(SHORT PROBLEM): Starting with the first line of the listing, quote each line exactly until and including the one with "bars_b = ax.bar(x", leaving pictures out.

(DATASET ENTRIES):
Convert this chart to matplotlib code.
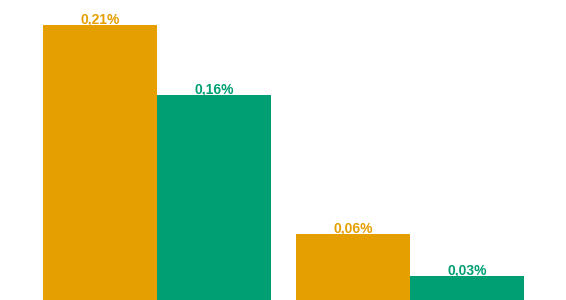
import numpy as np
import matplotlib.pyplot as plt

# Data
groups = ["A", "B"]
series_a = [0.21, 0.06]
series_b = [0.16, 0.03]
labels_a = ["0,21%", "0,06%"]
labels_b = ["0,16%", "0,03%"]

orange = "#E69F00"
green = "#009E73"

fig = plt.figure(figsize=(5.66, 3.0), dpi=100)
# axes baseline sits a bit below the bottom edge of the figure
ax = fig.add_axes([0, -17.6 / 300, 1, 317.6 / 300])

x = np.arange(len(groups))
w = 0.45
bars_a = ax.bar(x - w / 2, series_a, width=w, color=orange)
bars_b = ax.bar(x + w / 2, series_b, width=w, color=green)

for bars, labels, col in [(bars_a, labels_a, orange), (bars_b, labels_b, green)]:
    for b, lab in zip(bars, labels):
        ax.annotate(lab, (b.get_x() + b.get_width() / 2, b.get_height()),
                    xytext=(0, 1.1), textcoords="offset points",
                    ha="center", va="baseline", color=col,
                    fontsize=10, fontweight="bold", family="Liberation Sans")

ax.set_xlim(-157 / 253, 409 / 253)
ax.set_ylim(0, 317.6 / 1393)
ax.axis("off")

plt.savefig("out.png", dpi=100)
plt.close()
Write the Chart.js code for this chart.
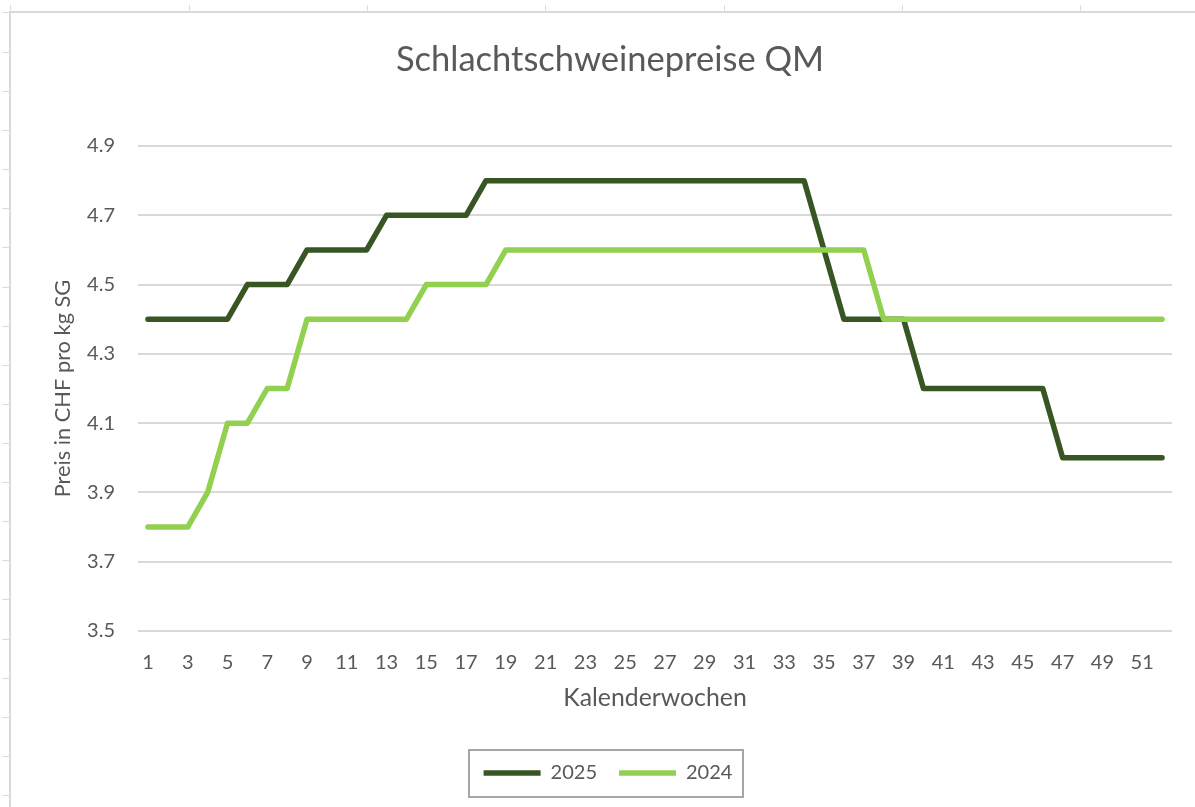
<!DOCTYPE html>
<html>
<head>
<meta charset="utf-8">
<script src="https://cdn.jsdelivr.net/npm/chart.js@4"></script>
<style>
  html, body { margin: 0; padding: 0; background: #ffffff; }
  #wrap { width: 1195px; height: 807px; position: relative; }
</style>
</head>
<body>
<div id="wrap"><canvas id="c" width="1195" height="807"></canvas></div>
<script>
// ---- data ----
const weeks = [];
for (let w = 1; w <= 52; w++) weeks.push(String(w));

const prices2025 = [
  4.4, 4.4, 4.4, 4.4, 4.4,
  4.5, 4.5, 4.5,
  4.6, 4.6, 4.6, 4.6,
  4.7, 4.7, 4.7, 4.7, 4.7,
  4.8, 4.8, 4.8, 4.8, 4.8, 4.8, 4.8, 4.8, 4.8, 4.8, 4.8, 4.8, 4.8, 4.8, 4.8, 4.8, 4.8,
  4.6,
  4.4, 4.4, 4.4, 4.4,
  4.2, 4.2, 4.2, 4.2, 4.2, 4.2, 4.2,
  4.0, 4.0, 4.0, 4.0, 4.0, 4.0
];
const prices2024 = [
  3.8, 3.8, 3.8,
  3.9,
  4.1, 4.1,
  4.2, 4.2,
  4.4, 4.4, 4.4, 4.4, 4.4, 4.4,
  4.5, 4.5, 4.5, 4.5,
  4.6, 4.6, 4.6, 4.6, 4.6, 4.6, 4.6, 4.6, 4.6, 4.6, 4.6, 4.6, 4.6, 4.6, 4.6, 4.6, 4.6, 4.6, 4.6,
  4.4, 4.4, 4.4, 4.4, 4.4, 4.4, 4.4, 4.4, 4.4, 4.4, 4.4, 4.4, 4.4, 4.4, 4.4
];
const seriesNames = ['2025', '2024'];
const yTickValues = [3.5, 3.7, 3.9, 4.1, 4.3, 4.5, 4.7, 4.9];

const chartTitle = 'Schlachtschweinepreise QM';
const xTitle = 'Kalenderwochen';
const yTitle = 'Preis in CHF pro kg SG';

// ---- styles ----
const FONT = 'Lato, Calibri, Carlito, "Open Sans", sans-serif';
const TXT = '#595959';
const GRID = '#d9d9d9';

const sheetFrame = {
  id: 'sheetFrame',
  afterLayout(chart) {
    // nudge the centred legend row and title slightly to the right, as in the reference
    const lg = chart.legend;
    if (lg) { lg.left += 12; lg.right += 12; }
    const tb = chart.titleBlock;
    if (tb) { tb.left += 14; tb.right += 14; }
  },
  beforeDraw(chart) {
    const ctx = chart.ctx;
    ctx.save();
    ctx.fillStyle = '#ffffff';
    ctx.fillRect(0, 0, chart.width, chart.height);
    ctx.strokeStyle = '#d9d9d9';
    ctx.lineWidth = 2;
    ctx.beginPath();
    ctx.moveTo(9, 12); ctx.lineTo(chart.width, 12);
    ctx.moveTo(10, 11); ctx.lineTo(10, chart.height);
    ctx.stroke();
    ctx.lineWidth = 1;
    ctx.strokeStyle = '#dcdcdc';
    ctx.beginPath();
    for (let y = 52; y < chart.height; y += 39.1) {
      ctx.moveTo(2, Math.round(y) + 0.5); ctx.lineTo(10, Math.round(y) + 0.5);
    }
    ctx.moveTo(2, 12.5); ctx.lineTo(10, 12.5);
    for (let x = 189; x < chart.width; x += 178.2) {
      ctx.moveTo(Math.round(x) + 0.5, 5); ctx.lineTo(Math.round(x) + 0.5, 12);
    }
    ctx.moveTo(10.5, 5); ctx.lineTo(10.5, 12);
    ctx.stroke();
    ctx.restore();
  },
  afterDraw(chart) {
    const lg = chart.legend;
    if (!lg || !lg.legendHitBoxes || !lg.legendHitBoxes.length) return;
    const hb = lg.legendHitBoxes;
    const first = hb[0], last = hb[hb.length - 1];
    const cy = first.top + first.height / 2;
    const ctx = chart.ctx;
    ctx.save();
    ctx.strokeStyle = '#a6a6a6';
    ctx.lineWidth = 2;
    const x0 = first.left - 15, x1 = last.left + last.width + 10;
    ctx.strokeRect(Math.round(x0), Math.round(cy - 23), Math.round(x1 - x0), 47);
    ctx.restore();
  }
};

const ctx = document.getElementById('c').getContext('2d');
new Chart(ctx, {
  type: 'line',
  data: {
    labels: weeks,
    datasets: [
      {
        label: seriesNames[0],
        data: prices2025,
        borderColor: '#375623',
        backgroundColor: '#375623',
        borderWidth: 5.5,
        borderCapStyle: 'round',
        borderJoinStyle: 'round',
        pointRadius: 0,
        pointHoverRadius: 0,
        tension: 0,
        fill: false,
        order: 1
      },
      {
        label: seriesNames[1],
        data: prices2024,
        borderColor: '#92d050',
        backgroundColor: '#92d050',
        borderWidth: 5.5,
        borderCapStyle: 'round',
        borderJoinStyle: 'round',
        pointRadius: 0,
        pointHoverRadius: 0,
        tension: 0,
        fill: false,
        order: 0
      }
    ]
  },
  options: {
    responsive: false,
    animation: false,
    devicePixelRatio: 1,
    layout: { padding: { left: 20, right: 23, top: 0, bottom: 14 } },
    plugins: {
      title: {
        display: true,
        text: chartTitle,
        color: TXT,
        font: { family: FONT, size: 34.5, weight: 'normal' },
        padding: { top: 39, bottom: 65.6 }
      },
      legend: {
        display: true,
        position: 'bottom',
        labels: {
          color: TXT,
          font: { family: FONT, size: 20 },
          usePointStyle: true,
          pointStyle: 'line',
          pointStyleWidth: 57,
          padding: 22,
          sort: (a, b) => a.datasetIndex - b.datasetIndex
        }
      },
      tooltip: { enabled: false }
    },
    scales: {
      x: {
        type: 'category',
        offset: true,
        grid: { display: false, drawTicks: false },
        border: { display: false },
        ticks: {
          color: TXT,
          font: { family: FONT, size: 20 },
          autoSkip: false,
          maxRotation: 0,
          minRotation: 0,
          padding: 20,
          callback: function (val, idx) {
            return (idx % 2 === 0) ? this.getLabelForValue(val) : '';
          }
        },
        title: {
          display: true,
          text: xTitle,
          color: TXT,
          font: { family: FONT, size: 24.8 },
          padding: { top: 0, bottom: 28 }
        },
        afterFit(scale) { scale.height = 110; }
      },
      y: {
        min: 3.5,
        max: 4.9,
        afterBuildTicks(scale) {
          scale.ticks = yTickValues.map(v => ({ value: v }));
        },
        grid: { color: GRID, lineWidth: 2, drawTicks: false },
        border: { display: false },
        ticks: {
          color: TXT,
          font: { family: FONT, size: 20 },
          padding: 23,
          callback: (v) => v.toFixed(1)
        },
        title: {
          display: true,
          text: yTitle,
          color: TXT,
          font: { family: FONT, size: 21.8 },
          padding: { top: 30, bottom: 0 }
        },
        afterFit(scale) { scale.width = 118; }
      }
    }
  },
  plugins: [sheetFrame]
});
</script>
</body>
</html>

(REPLY TO THE EXERCISE):
Convert this chart to matplotlib code.
import numpy as np
import matplotlib.pyplot as plt

# Data
groups = ["A", "B"]
series_a = [0.21, 0.06]
series_b = [0.16, 0.03]
labels_a = ["0,21%", "0,06%"]
labels_b = ["0,16%", "0,03%"]

orange = "#E69F00"
green = "#009E73"

fig = plt.figure(figsize=(5.66, 3.0), dpi=100)
# axes baseline sits a bit below the bottom edge of the figure
ax = fig.add_axes([0, -17.6 / 300, 1, 317.6 / 300])

x = np.arange(len(groups))
w = 0.45
bars_a = ax.bar(x - w / 2, series_a, width=w, color=orange)
bars_b = ax.bar(x + w / 2, series_b, width=w, color=green)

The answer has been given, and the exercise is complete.